**TASK INSTRUCTIONS:** Look through the data below. Pick out the lines holding the string "component".

**MATERIAL FOR THIS TASK:**
------------------------------------------------------------------------

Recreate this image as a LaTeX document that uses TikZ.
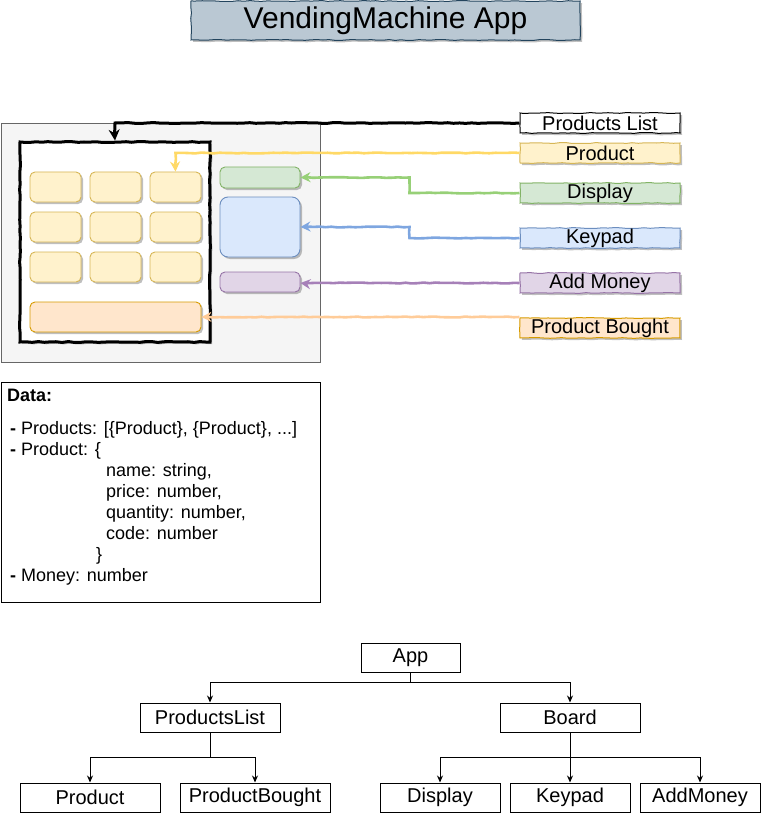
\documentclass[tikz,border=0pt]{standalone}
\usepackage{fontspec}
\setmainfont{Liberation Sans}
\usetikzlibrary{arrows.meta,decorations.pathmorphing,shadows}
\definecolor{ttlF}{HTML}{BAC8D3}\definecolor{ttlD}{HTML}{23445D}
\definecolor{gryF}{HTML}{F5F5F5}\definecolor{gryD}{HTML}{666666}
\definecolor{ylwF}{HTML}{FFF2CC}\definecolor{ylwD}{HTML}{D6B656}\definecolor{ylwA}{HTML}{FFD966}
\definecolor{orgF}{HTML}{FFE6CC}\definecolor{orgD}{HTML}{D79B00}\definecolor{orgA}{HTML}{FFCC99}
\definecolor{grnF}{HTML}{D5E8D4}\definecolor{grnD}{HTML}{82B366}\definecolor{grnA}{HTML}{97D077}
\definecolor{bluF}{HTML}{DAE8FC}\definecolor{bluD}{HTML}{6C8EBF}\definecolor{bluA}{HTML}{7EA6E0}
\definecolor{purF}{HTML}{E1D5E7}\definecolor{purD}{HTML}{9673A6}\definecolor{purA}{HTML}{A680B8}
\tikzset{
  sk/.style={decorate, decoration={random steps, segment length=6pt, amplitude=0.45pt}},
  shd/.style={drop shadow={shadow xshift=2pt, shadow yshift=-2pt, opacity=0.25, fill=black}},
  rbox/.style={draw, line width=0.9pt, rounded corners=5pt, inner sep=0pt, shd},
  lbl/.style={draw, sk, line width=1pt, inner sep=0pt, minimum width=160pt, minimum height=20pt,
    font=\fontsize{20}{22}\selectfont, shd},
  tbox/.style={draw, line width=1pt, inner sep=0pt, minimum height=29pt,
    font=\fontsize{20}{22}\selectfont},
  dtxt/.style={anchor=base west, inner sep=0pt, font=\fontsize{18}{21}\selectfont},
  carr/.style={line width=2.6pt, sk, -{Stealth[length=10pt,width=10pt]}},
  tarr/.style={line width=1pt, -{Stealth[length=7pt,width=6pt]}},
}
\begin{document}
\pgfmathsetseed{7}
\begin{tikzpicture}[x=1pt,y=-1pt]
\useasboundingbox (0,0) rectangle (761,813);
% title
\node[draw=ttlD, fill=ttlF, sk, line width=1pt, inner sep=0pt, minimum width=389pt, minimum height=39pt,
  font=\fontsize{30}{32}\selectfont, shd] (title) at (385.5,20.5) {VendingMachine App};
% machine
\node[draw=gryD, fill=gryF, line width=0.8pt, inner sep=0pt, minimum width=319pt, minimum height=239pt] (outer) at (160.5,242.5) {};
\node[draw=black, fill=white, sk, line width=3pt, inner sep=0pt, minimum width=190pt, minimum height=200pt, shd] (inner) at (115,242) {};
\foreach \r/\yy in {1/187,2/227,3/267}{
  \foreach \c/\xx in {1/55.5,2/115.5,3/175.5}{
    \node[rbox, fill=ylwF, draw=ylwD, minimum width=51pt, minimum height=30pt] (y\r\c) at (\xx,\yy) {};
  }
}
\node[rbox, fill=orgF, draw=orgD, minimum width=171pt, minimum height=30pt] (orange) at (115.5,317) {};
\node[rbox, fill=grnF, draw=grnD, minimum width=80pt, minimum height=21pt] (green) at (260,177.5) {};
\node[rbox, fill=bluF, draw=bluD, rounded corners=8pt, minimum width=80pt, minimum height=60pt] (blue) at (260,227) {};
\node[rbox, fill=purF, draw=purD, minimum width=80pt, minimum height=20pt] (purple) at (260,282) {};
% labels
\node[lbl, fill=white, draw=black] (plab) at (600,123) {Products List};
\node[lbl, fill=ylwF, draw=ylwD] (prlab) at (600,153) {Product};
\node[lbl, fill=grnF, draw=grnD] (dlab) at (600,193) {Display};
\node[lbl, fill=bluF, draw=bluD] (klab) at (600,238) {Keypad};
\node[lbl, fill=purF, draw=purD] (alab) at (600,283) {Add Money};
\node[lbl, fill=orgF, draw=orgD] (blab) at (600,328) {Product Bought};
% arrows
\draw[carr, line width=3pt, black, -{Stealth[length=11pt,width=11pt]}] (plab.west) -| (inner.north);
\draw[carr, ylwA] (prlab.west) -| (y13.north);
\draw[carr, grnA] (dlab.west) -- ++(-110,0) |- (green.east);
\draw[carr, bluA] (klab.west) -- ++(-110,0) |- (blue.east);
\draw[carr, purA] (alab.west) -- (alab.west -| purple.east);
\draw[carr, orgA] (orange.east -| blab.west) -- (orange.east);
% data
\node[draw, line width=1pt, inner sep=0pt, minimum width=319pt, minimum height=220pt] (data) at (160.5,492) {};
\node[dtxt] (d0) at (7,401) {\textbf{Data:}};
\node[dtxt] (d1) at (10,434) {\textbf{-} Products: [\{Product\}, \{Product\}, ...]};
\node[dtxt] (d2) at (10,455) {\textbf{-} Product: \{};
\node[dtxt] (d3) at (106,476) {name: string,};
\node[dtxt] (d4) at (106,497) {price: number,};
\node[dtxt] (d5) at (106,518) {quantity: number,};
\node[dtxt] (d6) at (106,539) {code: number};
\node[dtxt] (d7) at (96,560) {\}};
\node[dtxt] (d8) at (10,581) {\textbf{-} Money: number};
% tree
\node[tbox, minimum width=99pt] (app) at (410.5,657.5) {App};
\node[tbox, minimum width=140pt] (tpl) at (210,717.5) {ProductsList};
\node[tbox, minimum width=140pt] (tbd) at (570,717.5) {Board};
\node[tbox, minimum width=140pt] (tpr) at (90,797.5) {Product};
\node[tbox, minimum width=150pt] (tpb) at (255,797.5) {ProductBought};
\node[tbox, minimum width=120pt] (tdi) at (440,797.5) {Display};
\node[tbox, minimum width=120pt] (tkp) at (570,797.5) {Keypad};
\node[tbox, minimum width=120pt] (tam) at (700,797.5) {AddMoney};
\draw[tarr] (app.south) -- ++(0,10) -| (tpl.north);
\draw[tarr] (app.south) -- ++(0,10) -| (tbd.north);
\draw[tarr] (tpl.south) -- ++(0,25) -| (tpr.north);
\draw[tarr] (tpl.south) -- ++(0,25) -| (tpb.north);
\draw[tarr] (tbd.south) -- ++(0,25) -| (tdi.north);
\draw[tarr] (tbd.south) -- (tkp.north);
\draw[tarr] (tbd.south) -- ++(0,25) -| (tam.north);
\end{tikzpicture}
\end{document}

------------------------------------------------------------------------

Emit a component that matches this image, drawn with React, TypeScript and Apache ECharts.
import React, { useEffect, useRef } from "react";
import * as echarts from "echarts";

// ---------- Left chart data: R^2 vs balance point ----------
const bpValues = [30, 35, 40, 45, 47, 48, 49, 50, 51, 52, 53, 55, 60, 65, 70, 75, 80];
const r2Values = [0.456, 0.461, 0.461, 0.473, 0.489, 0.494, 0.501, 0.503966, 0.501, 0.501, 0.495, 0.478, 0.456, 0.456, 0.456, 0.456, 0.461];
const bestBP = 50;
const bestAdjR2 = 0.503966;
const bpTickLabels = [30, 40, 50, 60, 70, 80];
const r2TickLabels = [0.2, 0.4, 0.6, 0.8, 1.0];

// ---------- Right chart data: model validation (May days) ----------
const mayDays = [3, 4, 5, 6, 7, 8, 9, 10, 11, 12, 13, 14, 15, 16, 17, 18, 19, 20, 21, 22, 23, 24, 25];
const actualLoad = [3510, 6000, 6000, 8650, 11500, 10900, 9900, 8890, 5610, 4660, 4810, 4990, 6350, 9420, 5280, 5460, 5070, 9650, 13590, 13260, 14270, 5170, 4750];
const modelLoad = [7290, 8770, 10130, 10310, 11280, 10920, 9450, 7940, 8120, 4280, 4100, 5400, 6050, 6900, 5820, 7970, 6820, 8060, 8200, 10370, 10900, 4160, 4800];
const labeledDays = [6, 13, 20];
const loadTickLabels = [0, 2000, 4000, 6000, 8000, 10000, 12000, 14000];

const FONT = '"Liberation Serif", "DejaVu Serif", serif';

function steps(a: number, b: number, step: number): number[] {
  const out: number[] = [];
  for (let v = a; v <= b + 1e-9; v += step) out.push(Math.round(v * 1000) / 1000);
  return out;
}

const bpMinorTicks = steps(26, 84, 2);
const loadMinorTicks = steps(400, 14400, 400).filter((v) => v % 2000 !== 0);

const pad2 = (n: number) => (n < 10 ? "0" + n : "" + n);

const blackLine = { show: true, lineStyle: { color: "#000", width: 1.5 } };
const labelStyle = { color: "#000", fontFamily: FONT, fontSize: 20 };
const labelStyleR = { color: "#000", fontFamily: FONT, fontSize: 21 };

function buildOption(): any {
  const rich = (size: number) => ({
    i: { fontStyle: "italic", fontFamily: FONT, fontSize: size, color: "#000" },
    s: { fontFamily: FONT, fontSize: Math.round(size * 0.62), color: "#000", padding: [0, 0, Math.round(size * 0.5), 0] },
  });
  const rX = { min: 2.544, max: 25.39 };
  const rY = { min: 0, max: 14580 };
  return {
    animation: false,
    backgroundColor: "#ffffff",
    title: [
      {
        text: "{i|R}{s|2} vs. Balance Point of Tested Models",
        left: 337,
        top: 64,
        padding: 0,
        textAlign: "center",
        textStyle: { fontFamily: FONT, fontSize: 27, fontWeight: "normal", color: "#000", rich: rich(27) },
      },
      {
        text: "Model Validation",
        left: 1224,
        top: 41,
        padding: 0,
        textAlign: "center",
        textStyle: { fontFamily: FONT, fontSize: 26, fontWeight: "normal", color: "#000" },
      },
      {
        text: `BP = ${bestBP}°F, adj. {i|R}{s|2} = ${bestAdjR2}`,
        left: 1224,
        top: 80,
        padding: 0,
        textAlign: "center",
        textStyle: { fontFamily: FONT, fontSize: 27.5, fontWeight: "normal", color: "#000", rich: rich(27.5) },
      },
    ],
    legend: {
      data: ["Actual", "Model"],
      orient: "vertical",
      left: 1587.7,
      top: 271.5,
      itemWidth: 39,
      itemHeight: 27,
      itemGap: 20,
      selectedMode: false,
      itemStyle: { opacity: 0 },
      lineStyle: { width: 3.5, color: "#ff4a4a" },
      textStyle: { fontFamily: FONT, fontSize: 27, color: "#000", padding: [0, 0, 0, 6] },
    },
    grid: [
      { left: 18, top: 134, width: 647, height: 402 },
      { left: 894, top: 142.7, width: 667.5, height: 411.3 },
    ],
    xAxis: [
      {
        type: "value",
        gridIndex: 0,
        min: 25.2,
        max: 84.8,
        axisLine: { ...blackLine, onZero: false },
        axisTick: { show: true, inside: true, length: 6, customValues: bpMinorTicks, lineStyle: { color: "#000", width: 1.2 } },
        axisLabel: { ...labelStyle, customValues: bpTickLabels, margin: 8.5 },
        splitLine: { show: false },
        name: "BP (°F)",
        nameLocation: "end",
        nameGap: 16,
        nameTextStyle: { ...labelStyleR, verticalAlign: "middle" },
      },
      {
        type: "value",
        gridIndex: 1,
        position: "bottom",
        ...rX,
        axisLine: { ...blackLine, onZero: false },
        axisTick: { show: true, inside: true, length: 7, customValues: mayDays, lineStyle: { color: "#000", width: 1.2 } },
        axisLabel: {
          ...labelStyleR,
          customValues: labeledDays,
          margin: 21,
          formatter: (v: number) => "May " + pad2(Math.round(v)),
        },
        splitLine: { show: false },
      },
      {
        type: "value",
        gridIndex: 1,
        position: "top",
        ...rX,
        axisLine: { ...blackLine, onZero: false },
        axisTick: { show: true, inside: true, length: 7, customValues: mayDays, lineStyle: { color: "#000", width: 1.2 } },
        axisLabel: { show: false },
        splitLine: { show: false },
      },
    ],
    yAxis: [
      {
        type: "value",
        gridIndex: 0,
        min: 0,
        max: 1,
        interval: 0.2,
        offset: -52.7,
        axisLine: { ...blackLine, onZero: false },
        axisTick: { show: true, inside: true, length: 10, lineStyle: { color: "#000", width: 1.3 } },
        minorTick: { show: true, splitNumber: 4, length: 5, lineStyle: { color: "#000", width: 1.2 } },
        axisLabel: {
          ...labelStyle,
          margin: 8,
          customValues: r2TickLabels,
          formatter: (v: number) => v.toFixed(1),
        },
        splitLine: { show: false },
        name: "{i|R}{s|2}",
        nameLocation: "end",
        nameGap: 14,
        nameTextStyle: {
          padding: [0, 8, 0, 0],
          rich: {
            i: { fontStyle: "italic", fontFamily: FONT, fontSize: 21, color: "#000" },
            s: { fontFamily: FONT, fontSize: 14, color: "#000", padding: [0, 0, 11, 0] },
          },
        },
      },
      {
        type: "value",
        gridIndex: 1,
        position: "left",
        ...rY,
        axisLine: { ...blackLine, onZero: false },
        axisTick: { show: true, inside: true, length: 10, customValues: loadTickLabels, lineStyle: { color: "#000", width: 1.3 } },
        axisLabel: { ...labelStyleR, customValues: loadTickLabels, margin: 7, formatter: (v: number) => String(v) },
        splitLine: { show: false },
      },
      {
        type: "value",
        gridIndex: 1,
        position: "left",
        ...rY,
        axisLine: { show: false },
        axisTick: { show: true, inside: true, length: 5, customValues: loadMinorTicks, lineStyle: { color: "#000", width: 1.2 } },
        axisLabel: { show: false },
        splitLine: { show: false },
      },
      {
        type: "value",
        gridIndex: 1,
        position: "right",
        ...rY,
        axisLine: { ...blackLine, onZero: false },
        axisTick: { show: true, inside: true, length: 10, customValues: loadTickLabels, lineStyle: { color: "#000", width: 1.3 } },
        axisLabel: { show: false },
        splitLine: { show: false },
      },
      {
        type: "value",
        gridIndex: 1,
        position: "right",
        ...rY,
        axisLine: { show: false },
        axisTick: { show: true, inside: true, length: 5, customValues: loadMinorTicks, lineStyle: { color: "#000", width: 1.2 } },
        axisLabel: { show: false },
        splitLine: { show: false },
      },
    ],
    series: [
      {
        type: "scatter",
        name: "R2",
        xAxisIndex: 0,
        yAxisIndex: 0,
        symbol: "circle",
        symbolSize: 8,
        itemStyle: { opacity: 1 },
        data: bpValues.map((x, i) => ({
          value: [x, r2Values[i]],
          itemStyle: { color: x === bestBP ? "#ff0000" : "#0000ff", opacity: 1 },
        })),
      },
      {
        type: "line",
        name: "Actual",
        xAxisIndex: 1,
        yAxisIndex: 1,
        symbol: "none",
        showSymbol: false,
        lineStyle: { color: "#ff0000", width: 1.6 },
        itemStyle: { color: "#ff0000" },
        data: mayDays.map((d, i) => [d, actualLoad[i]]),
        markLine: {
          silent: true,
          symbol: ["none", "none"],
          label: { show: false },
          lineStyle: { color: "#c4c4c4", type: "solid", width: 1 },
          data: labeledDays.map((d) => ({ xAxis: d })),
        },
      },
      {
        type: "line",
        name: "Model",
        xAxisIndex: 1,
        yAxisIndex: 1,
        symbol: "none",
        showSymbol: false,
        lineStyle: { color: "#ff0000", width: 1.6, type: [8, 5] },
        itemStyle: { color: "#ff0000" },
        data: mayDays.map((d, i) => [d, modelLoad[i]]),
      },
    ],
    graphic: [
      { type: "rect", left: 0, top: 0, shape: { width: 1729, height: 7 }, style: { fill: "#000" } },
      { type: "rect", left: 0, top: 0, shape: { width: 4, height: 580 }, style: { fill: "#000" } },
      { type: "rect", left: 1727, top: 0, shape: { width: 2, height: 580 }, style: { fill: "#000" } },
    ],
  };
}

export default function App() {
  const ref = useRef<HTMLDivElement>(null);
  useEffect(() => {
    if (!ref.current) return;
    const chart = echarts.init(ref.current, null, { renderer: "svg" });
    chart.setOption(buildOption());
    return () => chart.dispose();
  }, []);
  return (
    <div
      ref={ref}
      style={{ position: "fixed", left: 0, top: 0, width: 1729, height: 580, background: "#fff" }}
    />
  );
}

------------------------------------------------------------------------

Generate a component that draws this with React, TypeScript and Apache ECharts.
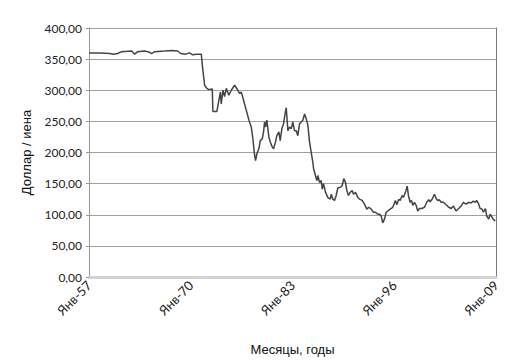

------------------------------------------------------------------------

**RESULT FOR THIS EXERCISE:**
Emit a component that matches this image, drawn with React, TypeScript and Apache ECharts.
Generate a component that draws this with React, TypeScript and Apache ECharts.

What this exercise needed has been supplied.